滴 翠

2007年6月27日 記

 
  Vistaの新しいパソコンを買って、はじめて文章を書いています。
緑の滴るこのみずみずしい季節、窓辺の机に向かってキイを叩いていると、落ち着いた気分になります。パソコンを最初に買ったのは、2000年6月でしたからちょうど7年の月日が流れました。少しも進歩することなく、現状を維持しているだけのことです。でも、こうして文章を作れるのが、とても幸せに思えるのです。

 書道の展覧会活動をしていた頃は、この季節が大忙しでした。
書作品を創るには貴重な時期でした。
湿気を含んだひんやりとした空気を全身に感じながら、精魂こめて、
8時間も9時間も創作に没頭しました。一年に何回も展覧会があるのですが、
何故か、私はこの時期になると、その感覚がよみがえってくるのです。
一日一日、濃くなっていく緑陰に身を置きながら来し方を懐かしんでいます。

 書の創作活動は、20年以上も続きましたが、実家の両親の介護や、
阪神大地震、 そのあと夫と姑の介護と大事なことがつぎつぎあって、
自分のために、贅沢な時間をとることができなくなりました。
近頃は、私自身の「老い」を痛切に感じています。
「年をとる」ということは覚悟の上ですが、それがどういうものかは、
その場にならないとわかりません。
でも、概して70代になると、グーッと体力気力が減退していくようです。

3 尺×6尺
昭和61年8月、雪心展出品作
於、東京上野の森美術館

 こんな私にも、楽しみがいくつかあります。
そのひとつが、梅田の協和発酵の会議室で開催される、
在家仏教講演会に行くことです。
「在家仏教」という月刊誌が昭和27年に発刊されて、55年も続いています。
私もずっと読ませていただいています。
社長の加藤弁三郎さんが力を注がれた賜もので、ありがたいことです。講師は佛教界の名だたる先生方ですから、深い学問と、広い知識と体験をもとに、熟達した講義をされますから、私は知らなかったことを知る喜びで、目が覚める思いです。
6月は、前浄土宗宗務総長の水谷幸正師でした。演題は「作半―暗闇牛と賢人」です。

 作半(さくはん)とは、田の実入りを分ける意味ですが、涅槃経の中のお話をお聴きしました。
昔、一人の男がいました。なかなかお嫁さんをもらうことができず、30歳になり、そうして40歳になりました。山の中の小さな家に住んでいたのですが、ある日、とんとんと戸を叩く人がありました。見ると、絶世の美女がそこに立っていました。男は、たいへん嬉しく思って「どうぞ、お入りください」と招き入れましたが、後ろにもう一人ついて来るのです。それは目も当てられない醜い女でありました。「後ろの人は要りません。帰してください。私はあなただけが欲しいのです。」と言いました。すると、美しい女は「あれは、わたしの妹です。妹とはいつも一緒にいるのです。離れることはできません」と言って帰って行きました。(ちなみに姉の名は功徳、妹の名は黒闇という)

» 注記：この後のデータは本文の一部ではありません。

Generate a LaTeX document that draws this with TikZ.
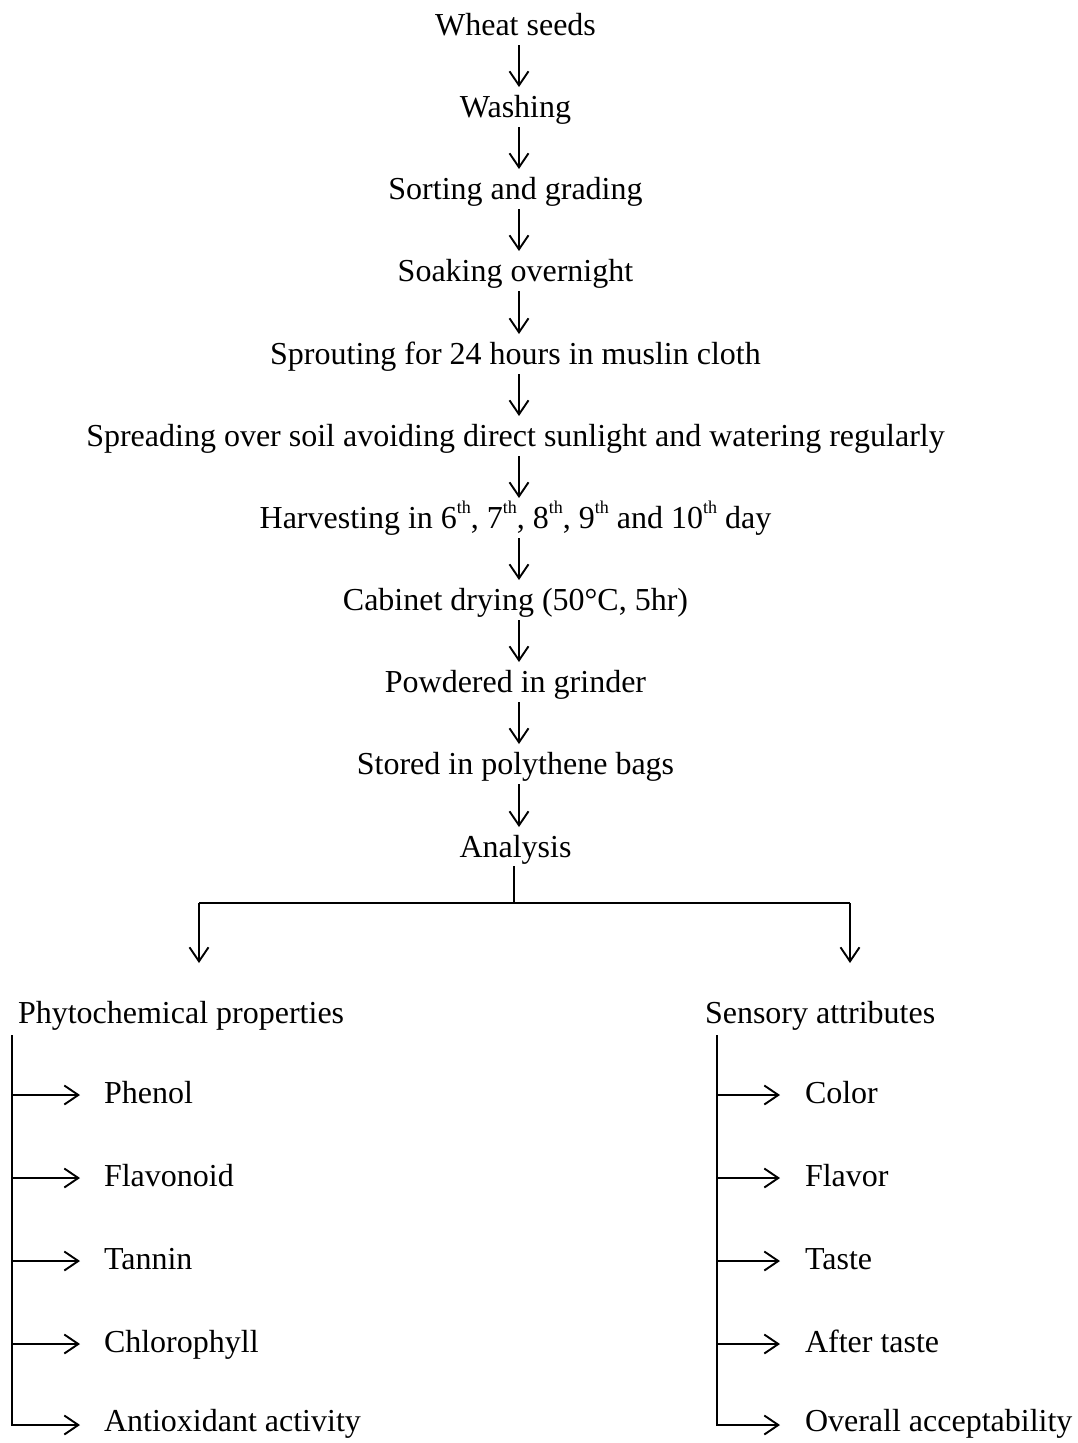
\documentclass[tikz,border=0pt]{standalone}
\usepackage{fontspec}
\setmainfont{Liberation Serif}
\usetikzlibrary{arrows.meta}
\newcommand{\myth}{\raisebox{1.0ex}{\fontsize{18}{18}\selectfont th}}
\begin{document}
\begin{tikzpicture}[x=1pt,y=-1pt,
  txt/.style={inner sep=0pt,outer sep=0pt,text height=22pt,text depth=6pt,font=\fontsize{32}{38}\selectfont},
  stepnode/.style={txt,anchor=base},
  leafnode/.style={txt,anchor=base west},
  ln/.style={line width=1.9pt},
  arr/.style={ln,-{Straight Barb[length=14pt,width=19pt]}},
  vstep/.style={arr,shorten <=4pt,shorten >=8pt}]
\useasboundingbox (0,0) rectangle (1077,1443);
\def\cx{515.5}
\node[stepnode] (s1) at (\cx,35) {Wheat seeds};
\node[stepnode] (s2) at (\cx,117) {Washing};
\node[stepnode] (s3) at (\cx,199) {Sorting and grading};
\node[stepnode] (s4) at (\cx,281) {Soaking overnight};
\node[stepnode] (s5) at (\cx,364) {Sprouting for 24 hours in muslin cloth};
\node[stepnode] (s6) at (\cx,446) {Spreading over soil avoiding direct sunlight and watering regularly};
\node[stepnode] (s7) at (\cx,528) {Harvesting in 6\myth, 7\myth, 8\myth, 9\myth{} and 10\myth{} day};
\node[stepnode] (s8) at (\cx,610) {Cabinet drying (50°C, 5hr)};
\node[stepnode] (s9) at (\cx,692) {Powdered in grinder};
\node[stepnode] (s10) at (\cx,774) {Stored in polythene bags};
\node[stepnode] (s11) at (\cx,857) {Analysis};
\foreach \a/\b in {s1/s2,s2/s3,s3/s4,s4/s5,s5/s6,s6/s7,s7/s8,s8/s9,s9/s10,s10/s11}
  \draw[vstep] ([xshift=3.5pt]\a.south) -- ([xshift=3.5pt]\b.north);
% branch
\coordinate (bj) at (514,903);
\coordinate (bl) at (199,903);
\coordinate (br) at (850,903);
\node[leafnode] (ph) at (18,1023) {Phytochemical properties};
\node[leafnode] (se) at (705,1023) {Sensory attributes};
\draw[ln,shorten <=3pt] (bj |- s11.south) -- (bj);
\draw[ln] (bl) -- (br);
\draw[arr,shorten >=38pt] (bl) -- (bl |- ph.north);
\draw[arr,shorten >=38pt] (br) -- (br |- se.north);
% left list
\node[leafnode] (p1) at (104,1103) {Phenol};
\node[leafnode] (p2) at (104,1186) {Flavonoid};
\node[leafnode] (p3) at (104,1269) {Tannin};
\node[leafnode] (p4) at (104,1352) {Chlorophyll};
\node[leafnode] (p5) at (104,1431) {Antioxidant activity};
\coordinate (ltop) at (12,1035);
\draw[arr,shorten >=24pt] (ltop) |- ([yshift=-2pt]p5.west);
\foreach \n in {p1,p2,p3,p4}
  \draw[arr,shorten >=24pt] (ltop |- \n.west) -- (\n.west);
% right list
\node[leafnode] (r1) at (805,1103) {Color};
\node[leafnode] (r2) at (805,1186) {Flavor};
\node[leafnode] (r3) at (805,1269) {Taste};
\node[leafnode] (r4) at (805,1352) {After taste};
\node[leafnode] (r5) at (805,1431) {Overall acceptability};
\coordinate (rtop) at (717,1035);
\draw[arr,shorten >=25pt] (rtop) |- ([yshift=-2pt]r5.west);
\foreach \n in {r1,r2,r3,r4}
  \draw[arr,shorten >=25pt] (rtop |- \n.west) -- (\n.west);
\end{tikzpicture}
\end{document}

 ものごとは、よい面と、悪い面と半々に持っているという。よい面を喜んでばかりでもいけない。悪いといっても、卑下することはない。これを作半と言うとのことです。
『姉を愛するなら、妹も愛しなさい』と。

お釈迦様は、このような喩え話をよく使われました。
こんなによく分かるお話をもっと早く聴きたかったと思いました。恥ずかしいことですが私は、良いことだけを欲していました。良いことが欲しかったらマイナスも引き受けなければならないのです。その覚悟がいるのです。人生教育とでもいいましょうか、この真理を、若い時から知っていたら、生きていくのがどんなにラクだったろうかと残念に思います。
「我がために、悪(あ)しき人こそ、善き人なり」とも教えていただきました。深い言葉でございます。